We’re told this Corvette has “all of the telltale signs” that this was an L71 Chevy, but the seller doesn’t elaborate on what he/she means. Perhaps the key lies in some of the close-up photos the seller provides, but there is no mention of any documentation that will prove it. The fiberglass body seems fine, and the seller says the frame is “super solid” with no rot (really, what about the floorboard on the driver’s side?). The reported color is Monaco Orange, but it’s more like Faded Red now. The hood has been modified from stock.

While there are no seats in the car, the seller has them along with the factory Rally wheels. The Chevrolet seems to be rolling on Corvette wheels from about a decade later. The title is clean, and the trim tag is in place, though a photo of it may help in determining what’s here and what isn’t. If this was a real-deal L71 car, would you opt to locate one and include it in your restoration?


  1. A REAL enthusiast

    With only a 6% chance of it being a real L71 car, and no engine or documentation whatsoever, there’s a roughly 150% chance that this absolutely was NOT an L71 car. Almost certainly just another in a long line of unverifiable claims.

    Like 13
  2. Rbig18

    Terrible pics, one kind of underneath shot looked pretty bad for rust. Almost certainly not a real deal 427 or proof would be shown.

    Like 4
  3. Greg

    Check the caps on the half shafts on the differential, they are different then a small block, look for a single 3/8 fuel line, check the tach it’s different, finally look for the sway bar, small blocks didn’t have them. This should let you know if it’s a true 427.

    Like 2
    • Melton Mooney

      Looks like the right tach for a 435 horse.

      Like 1
  4. Jaime Harrington

    The vin number should tell you what engine it should have.

    Like 5
    • A REAL enthusiast

      Not on a 1969 Corvette it doesn’t, hence the question of originality.

      Like 4
  5. Jim C

    Another , YOUSTABEE !!!

    Like 4
  6. Davey Boy

    If you look close at the pics on ebay there’s one that shows there’s definitely a motor in that car which means he took the motor out either for something else or he knew the body was to rough to fix. Either way, It had a motor in it and now it doesn’t. Another “Lets try and make more money by taking the car apart” kind of things. Sad these people won’t just leave the stock cars “STOCK!!”.

    Like 5
  7. ACZ

    I seem to have seen that ugly hood somewhere else, before. Is that a Motion piece.

    Like 2
  8. toulouse330

    1969 production ran through the end of 1969, 4 months, not 2, longer due to the strike.

    Like 0
  9. Chuck Foster Chuck Foster

    One way to tell a 427 69 Vette is an electronic ignition module was mounted on the core supports, I had a 69 coupe that had that module and still had the 4 speed Muncie as well, no other paperwork, can’t complain it was only $800 back in 2009. The big blocks also had a different fuel line and tachometer I believe.

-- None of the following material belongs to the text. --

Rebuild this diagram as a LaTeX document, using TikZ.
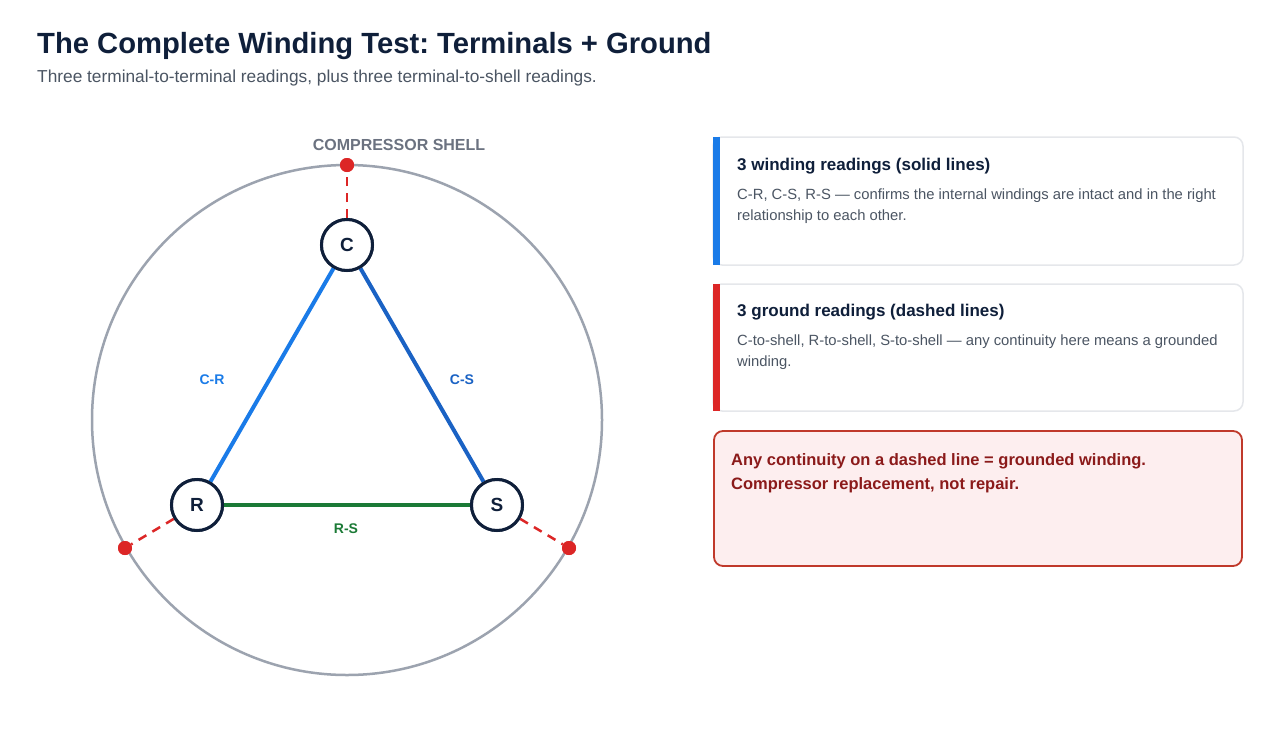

It does say 435 on the shift console data plate of this one,
    its showing SOLD at $11k.

    The aluminum slotted wheels are Corvette wheels, but not a decade later, they actually came out in 1973. The 1978 Indy Pace car had these wheels with a redline on them. I have a project 1970 convertible similar to this, and it has the original 8×15 Ralleys, and I also have a set of these slotted aluminum wheels to replace them, these wheels look great on a C3 Vette. I would go for a 427 if I could find one, but a 454 would also be a good replacement. If money was no object, I’d put in a 427 7.0L LS7 V8 engine as found in the 2006-2013 C6 Z06 with a 6 speed. There’s currently a 1970 454 in a Maryland salvage yard for $2k, and ten Z06 427s from $8500 to $16k.

    Like 3
  10. PRA4SNW PRA4SNW Member

    Same seller as the other decrepit Vette on a trailer, I believe.

    They must have stumbled upon a Corvette graveyard, should have left well enough alone.

    Like 1
  11. Gary

    writer, i believe the floorboards are glass

    Like 1

      All these “experts”, as someone who owns multiple big block vettes and has done frame offs, 1976 was first year of the steel floor. Looks like a piece of old glued carpet maybe? Fiberglass usually does not rot.